You know the ordinary account of modern Russian history, the long struggle between Slavophiles and Westernisers. On one side, Peter I, successive Zapadnik avant-gardes, Lenin’s electric assault on Great Russian chauvinism, Khrushchev promising a fridge-freezer in every home. And on the other side, the pull of the earth, squatting muzhik mysticism. But the division is false, because Russia has always been an archive of everywhere else. It’s the home for humanity’s rejectamenta, everything discarded or forgotten by the west. Scythia and Assyria coil in its innards. After the fall of Constantinople, Russia was the final stronghold of true—ie, Orthodox—Christianity; Dostoevsky’s Shatov calls it the ‘sole God-bearing nation.’ This is where God can rest until the rest of the world is ready to receive Him again. In the socialist era, Russia would preserve the fruits of the European bourgeois tradition against the actual, increasingly philistine, European bourgeoisie. In the most autistic years of socialism in one country, the only real competitors to the Soviet cult of Lenin were the cults of Beethoven and Shakespeare. Today, Putin is trying to present his country, especially for culture warriors abroad, as a bastion of universal traditional values: a place where there are only two genders and only one God. In even the most reactionary strains of Russian nationalism, Russia’s destiny is always to wake the rest of the world out of its own amnesia.

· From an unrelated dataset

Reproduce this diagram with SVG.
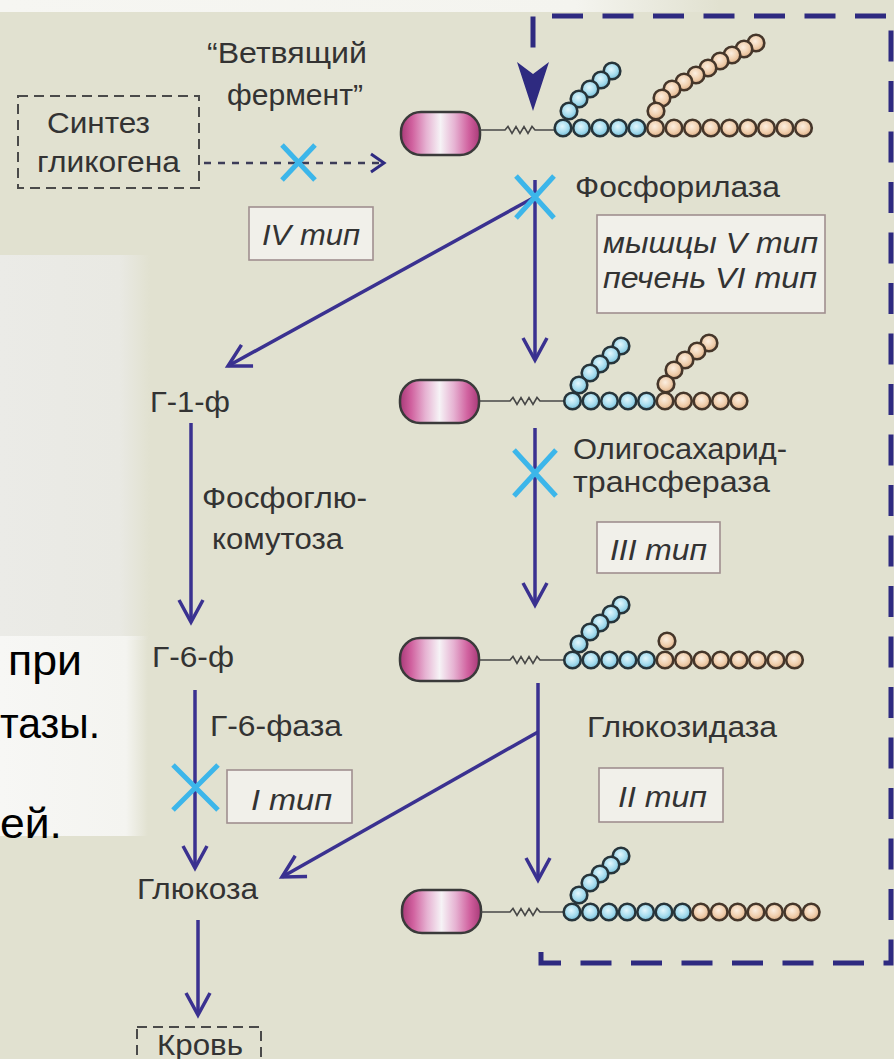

The more Russia modernises, the more it reeks of the past: your past. When you talk about Russia, you are always talking about the parts of yourself you’d rather forget. Here is Yevgeny Prigozhin, the Russian, world-history in an armoured car, the hot dog man who went to war against Heaven. And who made him? Who ordered the shock therapy? Who sold a superpower off for scrap? Who pimped its women? Who built this beautiful Russia of the future?
This is what happened. At about three in the morning on Saturday, I woke up in the middle of the night. Sat on the toilet, scrolling blearily through the news on my phone. I got back into bed. There’s going to be a civil war in Russia, I told my girlfriend. That’s nice, she mumbled. It was a warm muggy day. We fried sausages and ate them on my balcony. Watched videos of Wagner mercenaries raiding the military HQ in Rostov. Watched Putin invoking the nightmare of 1921. This is mental, we agreed. This is fucking nuts. What are you supposed to do while history is happening? We went to the Hyde Park lido. Just before I dipped my toes in the water, I learned that the mutiny had crossed over into Lipetsk Oblast. The hot dog man was about to acquire the world’s largest nuclear stockpile. I swam around. Watched the ducks with their gorgeous deep-green faces bobbing sociably about my head. Tried not to think about what would happen if a missile hit. How the nice muddy water of the Serpentine would boil away in an instant. How it would cook me alive. A single white-hot flash over London: Russia has come. When we got out of the lake, the mercenaries were within striking distance of Moscow. A Chechen convoy was heading to Rostov to turn the city into rubble, maybe splatter a few thousand of its citizens. We bought ice cream and sat under a tree. We read Hamlet together. Fortinbras, marching. Let’s check in on Russia. Oh, I said, it’s over. There’s been a deal. Well, I guess that was that. Thank God, we agreed. Is there a part of you, she said, that’s maybe a little bit disappointed? Yeah, I said, a bit. It’s fun, thinking you might be about to die. For a moment I thought I was eating ice cream on the most bizarre and momentous day in post-historical history, but actually it was just a blip. In a few weeks it’ll be forgotten. A piece of weird trivia for future nerds. Everyone goes back to where they were on Friday and normal service resumes. Everyone except Yevgeny Prigozhin. He goes to Belarus. Another medium-security penal colony for the living spirit of the age. This time, maybe, he’ll change his ways.